Monday, June 8, 2009

Musings

I need a different career.

I took Friday off, and it was wonderful. I got a ton done around the house, J and I had a blast, the dogs got taken for a nice walk. All weekend was like that, with J and I bonding and doing chores. I felt liberated, happy, and free.

I came in to work this morning, and felt the anxiety building. Crushing me. I feel like a prisoner in my own body when I am at work. Sometimes the cell becomes transparent and I can see right through it, as if it isn't there, but then moments later it's back, the hard surfaces enclosing me in their grasp. Feeling judged, an outsider. Incapable of blending in. Terrified of making a mistake that will make people think less of me, that will make them think I am a slacker. I want everyone to know I get my work done.

I used to want to me a doctor, specifically a pediatrician. Then I realized that just wanting to take care of children was also covered by wanting to be a mom. Next logical step? Just get my degrees in Molecular/Cellular Biology. PhD didn't end up being what I wanted any more than med school, so I got my MS instead. Moved back home, get a job as a lab monkey. Two years later, slightly higher ranked lab monkey, drowning in mucous in her prison cell.

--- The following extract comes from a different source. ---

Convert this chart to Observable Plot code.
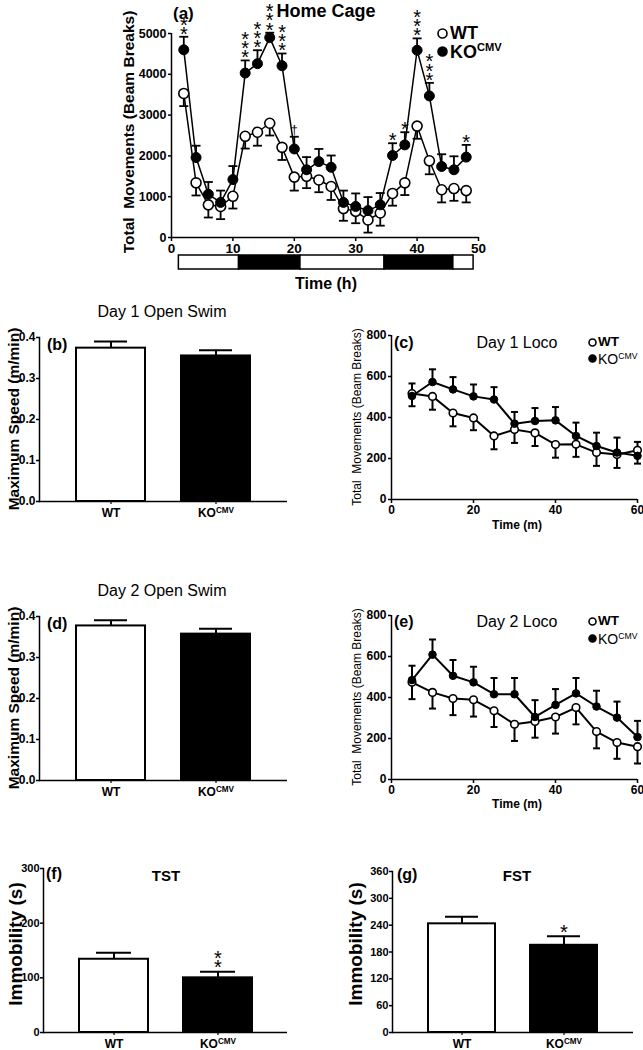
<!DOCTYPE html>
<html><head><meta charset="utf-8">
<script src="https://cdn.jsdelivr.net/npm/d3@7"></script>
<script src="https://cdn.jsdelivr.net/npm/@observablehq/plot@0.6"></script>
<style>
body{margin:0;background:#fff;font-family:"Liberation Sans",Arial,sans-serif;}
#fig{position:relative;width:643px;height:1050px;overflow:hidden;background:#fff;}
.p{position:absolute;}
.lbl{position:absolute;white-space:nowrap;color:#000;line-height:1;}
.c{transform:translate(-50%,-50%);}
.l{transform:translate(0,-50%);}
.r{transform:translate(-50%,-50%) rotate(-90deg);}
sup{font-size:0.62em;position:relative;top:-0.6em;vertical-align:baseline;line-height:0;}
</style></head><body><div id="fig"></div>
<script>
// ---------------- DATA ----------------
// (a) Home cage
const homeTime = [2,4,6,8,10,12,14,16,18,20,22,24,26,28,30,32,34,36,38,40,42,44,46,48];
const homeWT    = [3530,1340,800,760,1010,2480,2580,2800,2210,1480,1500,1410,1250,710,640,430,600,1080,1340,2730,1880,1170,1200,1150];
const homeWTErr = [310,310,310,310,300,300,330,300,310,330,290,300,330,300,290,310,310,300,300,310,330,310,300,290];
const homeKO    = [4600,1960,1060,860,1420,4030,4260,4900,4210,2170,1660,1860,1720,860,760,660,800,2010,2270,4590,3470,1740,1660,1970];
const homeKOErr = [320,290,300,290,330,310,330,120,300,300,310,310,290,290,320,330,290,300,310,290,320,300,330,300];
const homeSig   = ["**","","","","","***","***","***","***","†","","","","","","","","*","*","***","***","","","*"];
const phaseStart = [1.2, 11, 21, 34.7, 45.9];
const phaseEnd   = [11, 21, 34.7, 45.9, 49.2];
const phaseKind  = ["light","dark","light","dark","light"];
const homeXTicks = [0,10,20,30,40,50];
const homeYTicks = [0,1000,2000,3000,4000,5000];

// (c),(e) Locomotion
const locoTime = [5,10,15,20,25,30,35,40,45,50,55,60];
const day1WT    = [517,503,422,398,310,341,325,268,269,229,219,240];
const day1WTErr = [49,65,65,60,65,65,64,64,61,65,65,41];
const day1KO    = [505,573,537,503,488,370,383,386,310,261,229,213];
const day1KOErr = [50,62,60,58,60,57,63,65,65,65,73,38];
const day2WT    = [474,425,395,389,335,269,283,305,351,234,180,160];
const day2WTErr = [82,79,81,82,79,81,79,81,82,82,79,82];
const day2KO    = [485,609,506,474,416,416,305,364,420,356,302,207];
const day2KOErr = [70,74,77,76,79,79,82,77,75,77,78,79];
const locoXTicks = [0,20,40,60];
const locoYTicks = [0,200,400,600,800];

// (b),(d),(f),(g) bars
const groups = ["WT","KO"];
const swim1Mean = [0.374,0.355], swim1Err = [0.016,0.014];
const swim2Mean = [0.377,0.357], swim2Err = [0.014,0.013];
const swimTicks = [0,0.1,0.2,0.3,0.4];
const tstMean = [134,100], tstErr = [12,11], tstSig = ["","**"];
const tstTicks = [0,100,200,300];
const fstMean = [243,195], fstErr = [16,20], fstSig = ["","*"];
const fstTicks = [0,60,120,180,240,300,360];

// ---------------- HELPERS ----------------
const FONT = '"Liberation Sans", Arial, Helvetica, sans-serif';
const fig = document.getElementById("fig");
const NS = "http://www.w3.org/2000/svg";
const cap = {draw(ctx, size){ const r = Math.sqrt(size/Math.PI); ctx.moveTo(-r,0); ctx.lineTo(r,0); }};
const stack = s => s.split("").join("\n");

function place(svg, left, top){
  svg.classList.add("p");
  svg.style.left = left + "px"; svg.style.top = top + "px";
  fixKO(svg);
  fig.appendChild(svg);
}
function fixKO(svg){
  svg.querySelectorAll("text").forEach(t => {
    if (t.childElementCount === 0 && t.textContent === "KO") {
      const ts = document.createElementNS(NS, "tspan");
      ts.setAttribute("dy", "-0.45em");
      ts.setAttribute("font-size", "0.68em");
      ts.textContent = "CMV";
      t.appendChild(ts);
    }
  });
}
function label(html, x, y, mode, css){
  const d = document.createElement("div");
  d.className = "lbl " + mode;
  d.style.cssText = `left:${x}px;top:${y}px;` + (css || "");
  d.innerHTML = html;
  fig.appendChild(d);
}
function circ(cx, cy, r, filled){
  const s = document.createElementNS(NS, "svg");
  const w = 2*r + 4;
  s.setAttribute("width", w); s.setAttribute("height", w);
  s.style.cssText = `position:absolute;left:${cx - w/2}px;top:${cy - w/2}px;overflow:visible`;
  const c = document.createElementNS(NS, "circle");
  c.setAttribute("cx", w/2); c.setAttribute("cy", w/2); c.setAttribute("r", r);
  c.setAttribute("fill", filled ? "black" : "white");
  c.setAttribute("stroke", "black"); c.setAttribute("stroke-width", 1.6);
  s.appendChild(c);
  fig.appendChild(s);
}
const baseStyle = fs => ({fontFamily: FONT, fontWeight: "bold", fontSize: fs + "px", background: "transparent", overflow: "visible", color: "black"});

function linePanel(o){
  const rows = o.t.map((x,i) => ({t:x, wt:o.wt[i], wtE:o.wtErr[i], ko:o.ko[i], koE:o.koErr[i], sig: o.sig ? o.sig[i] : ""}));
  const errs = rows.flatMap(d => {
    const wtUp = d.wt > d.ko;
    return [
      {t:d.t, y:d.wt, e: wtUp ? d.wt + d.wtE : d.wt - d.wtE},
      {t:d.t, y:d.ko, e: wtUp ? d.ko - d.koE : d.ko + d.koE}
    ];
  });
  const marks = [
    Plot.ruleY([0], {strokeWidth: 1.5}),
    Plot.ruleX([0], {strokeWidth: 1.5}),
    Plot.axisY({ticks: o.yTicks, tickFormat: "d", tickSize: 3, tickPadding: 2, fontSize: o.yfs, strokeWidth: 1.5, label: null}),
    Plot.axisX({ticks: o.xTicks, tickFormat: "d", tickSize: 4, tickPadding: 2, fontSize: o.xfs, strokeWidth: 1.5, label: null}),
    Plot.ruleX(errs, {x: "t", y1: "y", y2: "e", strokeWidth: o.esw}),
    Plot.dot(errs, {x: "t", y: "e", symbol: cap, r: o.capR, stroke: "black", fill: "none", strokeWidth: o.esw}),
    Plot.line(rows, {x: "t", y: "wt", stroke: "black", strokeWidth: o.lw}),
    Plot.line(rows, {x: "t", y: "ko", stroke: "black", strokeWidth: o.lw}),
    Plot.dot(rows, {x: "t", y: "wt", r: o.r, fill: "white", stroke: "black", strokeWidth: 1.6}),
    Plot.dot(rows, {x: "t", y: "ko", r: o.r, fill: "black", stroke: "black", strokeWidth: 1})
  ];
  if (o.sig) {
    marks.push(Plot.text(rows.filter(d => d.sig && d.sig !== "†"), {
      x: "t", y: d => d.ko + d.koE, text: d => stack(d.sig),
      lineAnchor: "bottom", lineHeight: 0.46, fontSize: 20, fontWeight: "normal", dy: 4, fill: "black"}));
    marks.push(Plot.text(rows.filter(d => d.sig === "†"), {
      x: "t", y: d => d.ko + d.koE, text: "sig",
      lineAnchor: "bottom", fontSize: 12, fontWeight: "normal", dy: -3, fill: "black"}));
  }
  return Plot.plot({
    width: o.width, height: o.height,
    marginLeft: o.ml, marginRight: o.mr, marginTop: o.mt, marginBottom: o.mb,
    x: {domain: o.xDomain}, y: {domain: o.yDomain},
    style: baseStyle(12),
    marks
  });
}

function barPanel(o){
  const rows = groups.map((g,i) => ({g, m: o.mean[i], e: o.err[i], s: o.sig ? o.sig[i] : ""}));
  const marks = [
    Plot.ruleX(rows, {x: "g", y1: "m", y2: d => d.m + d.e, strokeWidth: 2}),
    Plot.tickY(rows, {x: "g", y: d => d.m + d.e, strokeWidth: 2, insetLeft: o.capInset, insetRight: o.capInset}),
    Plot.barY(rows, {x: "g", y: "m", fill: "g", stroke: "black", strokeWidth: 2}),
    Plot.frame({anchor: "left", strokeWidth: 1.5}),
    Plot.ruleY([0], {strokeWidth: 1.5}),
    Plot.axisY({ticks: o.ticks, tickFormat: o.fmt, tickSize: 3, tickPadding: 1, fontSize: o.yfs, strokeWidth: 1.5, label: null}),
    Plot.axisX({tickSize: 3, tickPadding: 4, fontSize: 12, strokeWidth: 1.2, label: null})
  ];
  if (o.sig) {
    marks.push(Plot.text(rows.filter(d => d.s), {
      x: "g", y: d => d.m + d.e, text: d => stack(d.s),
      lineAnchor: "bottom", lineHeight: 0.46, fontSize: 20, fontWeight: "normal", dy: 2.5, fill: "black"}));
  }
  return Plot.plot({
    width: o.width, height: o.height,
    marginLeft: o.ml, marginRight: o.mr, marginTop: o.mt, marginBottom: o.mb,
    x: {domain: groups, padding: 0.34},
    y: {domain: o.yDomain},
    color: {domain: groups, range: ["white", "black"]},
    style: baseStyle(12),
    marks
  });
}

// ---------------- (a) Home cage ----------------
place(linePanel({
  t: homeTime, wt: homeWT, wtErr: homeWTErr, ko: homeKO, koErr: homeKOErr, sig: homeSig,
  xDomain: [0,50], yDomain: [0,5000], xTicks: homeXTicks, yTicks: homeYTicks,
  width: 500, height: 262, ml: 171, mr: 22, mt: 33, mb: 25,
  r: 5, capR: 4.5, lw: 1.5, esw: 1.8, xfs: 13.5, yfs: 12.5
}), 0, 0);

const phases = phaseStart.map((s,i) => ({s, e: phaseEnd[i], k: phaseKind[i]}));
place(Plot.plot({
  width: 500, height: 25, marginLeft: 171, marginRight: 22, marginTop: 5, marginBottom: 6,
  x: {domain: [0,50], axis: null},
  color: {domain: ["light","dark"], range: ["white","black"]},
  style: baseStyle(12),
  marks: [Plot.rect(phases, {x1: "s", x2: "e", fill: "k", stroke: "black", strokeWidth: 1.5})]
}), 0, 250);

label("(a)", 173, 13, "l", "font-weight:bold;font-size:17px;");
label("Home Cage", 326, 11, "c", "font-weight:bold;font-size:18px;");
label("Total&nbsp;&nbsp;Movements (Beam Breaks)", 129, 132, "r", "font-weight:bold;font-size:15.5px;");
label("Time (h)", 326, 284, "c", "font-weight:bold;font-size:16px;");
circ(442, 33, 4.5, false);
label("WT", 450, 33, "l", "font-weight:bold;font-size:18px;");
circ(442, 51, 4.5, true);
label("KO<sup>CMV</sup>", 450, 52, "l", "font-weight:bold;font-size:18px;");

// ---------------- (b) Day 1 open swim ----------------
place(barPanel({
  mean: swim1Mean, err: swim1Err, yDomain: [0,0.4], ticks: swimTicks, fmt: ".1f",
  width: 300, height: 232, ml: 39, mr: 13, mt: 37, mb: 31, capInset: 18, yfs: 12
}), 0, 300);
label("Day 1 Open Swim", 162, 312, "c", "font-size:16px;");
label("(b)", 47, 345, "l", "font-weight:bold;font-size:16px;");
label("Maximum Speed (m/min)", 14, 419, "r", "font-weight:bold;font-size:15.5px;");

// ---------------- (c) Day 1 loco ----------------
place(linePanel({
  t: locoTime, wt: day1WT, wtErr: day1WTErr, ko: day1KO, koErr: day1KOErr,
  xDomain: [0,60], yDomain: [0,800], xTicks: locoXTicks, yTicks: locoYTicks,
  width: 323, height: 215, ml: 71, mr: 6, mt: 15, mb: 36,
  r: 3.8, capR: 3.5, lw: 2, esw: 2, xfs: 12, yfs: 12
}), 320, 320);
label("Day 1 Loco", 517, 343, "c", "font-size:16px;");
label("(c)", 394, 343, "l", "font-weight:bold;font-size:16px;");
label("Total&nbsp;&nbsp;Movements (Beam Breaks)", 357, 417, "r", "font-size:12px;");
label("Time (m)", 517, 525, "c", "font-weight:bold;font-size:12px;");
circ(592, 342, 3.5, false);
label("WT", 598, 342, "l", "font-weight:bold;font-size:13.5px;");
circ(592, 358, 3.5, true);
label("KO<sup>CMV</sup>", 598, 359, "l", "font-size:14px;");

// ---------------- (d) Day 2 open swim ----------------
place(barPanel({
  mean: swim2Mean, err: swim2Err, yDomain: [0,0.4], ticks: swimTicks, fmt: ".1f",
  width: 300, height: 232, ml: 39, mr: 13, mt: 36, mb: 32, capInset: 18, yfs: 12
}), 0, 580);
label("Day 2 Open Swim", 162, 591, "c", "font-size:16px;");
label("(d)", 47, 624, "l", "font-weight:bold;font-size:16px;");
label("Maximum Speed (m/min)", 14, 698, "r", "font-weight:bold;font-size:15.5px;");

// ---------------- (e) Day 2 loco ----------------
place(linePanel({
  t: locoTime, wt: day2WT, wtErr: day2WTErr, ko: day2KO, koErr: day2KOErr,
  xDomain: [0,60], yDomain: [0,800], xTicks: locoXTicks, yTicks: locoYTicks,
  width: 323, height: 215, ml: 71, mr: 6, mt: 15, mb: 36,
  r: 3.8, capR: 3.5, lw: 2, esw: 2, xfs: 12, yfs: 12
}), 320, 600);
label("Day 2 Loco", 517, 622, "c", "font-size:16px;");
label("(e)", 394, 622, "l", "font-weight:bold;font-size:16px;");
label("Total&nbsp;&nbsp;Movements (Beam Breaks)", 357, 697, "r", "font-size:12px;");
label("Time (m)", 517, 804, "c", "font-weight:bold;font-size:12px;");
circ(592, 621, 3.5, false);
label("WT", 598, 621, "l", "font-weight:bold;font-size:13.5px;");
circ(592, 638, 3.5, true);
label("KO<sup>CMV</sup>", 598, 639, "l", "font-size:14px;");

// ---------------- (f) TST ----------------
place(barPanel({
  mean: tstMean, err: tstErr, sig: tstSig, yDomain: [0,300], ticks: tstTicks, fmt: "d",
  width: 300, height: 190, ml: 43, mr: 13, mt: 8, mb: 18, capInset: 17, yfs: 11
}), 0, 860);
label("TST", 166, 875, "c", "font-weight:bold;font-size:15px;");
label("(f)", 46, 874, "l", "font-weight:bold;font-size:16px;");
label("Immobility (s)", 15, 944, "r", "font-weight:bold;font-size:19px;");

// ---------------- (g) FST ----------------
place(barPanel({
  mean: fstMean, err: fstErr, sig: fstSig, yDomain: [0,360], ticks: fstTicks, fmt: "d",
  width: 323, height: 190, ml: 72, mr: 10, mt: 11, mb: 18, capInset: 17, yfs: 11
}), 320, 860);
label("FST", 517, 875, "c", "font-weight:bold;font-size:15px;");
label("(g)", 397, 875, "l", "font-weight:bold;font-size:16px;");
label("Immobility (s)", 355, 944, "r", "font-weight:bold;font-size:19px;");
</script>
</body></html>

Every day I resent having to work. Joyless Occupational Bondage, as the MK ladies called the daily grind. I know I am so lucky to have a job, and I am glad I have a job, but it takes me away from my son. C is working an overnight shift tonight, so he's gone til 2am. I wish his job could support us without me having to work. I don't want to work outside the home at all. I want to be home with my child, and other children as they come along, but at this point that just isn't in the stars. I desperately wish I could just get a job as a teacher. After baby #2 that will be an option- I didn't want to be dealing with maternity leave while teaching, since I've heard that's a big pain in the ass. The funny thing? I always thought teachers didn't make very good money. Turns out I'd make more teaching than I do now, plus I'd get summers off. Summers off would be better than no time off.

I only need to take two classes. Next summer, perhaps. After C is done with his degree.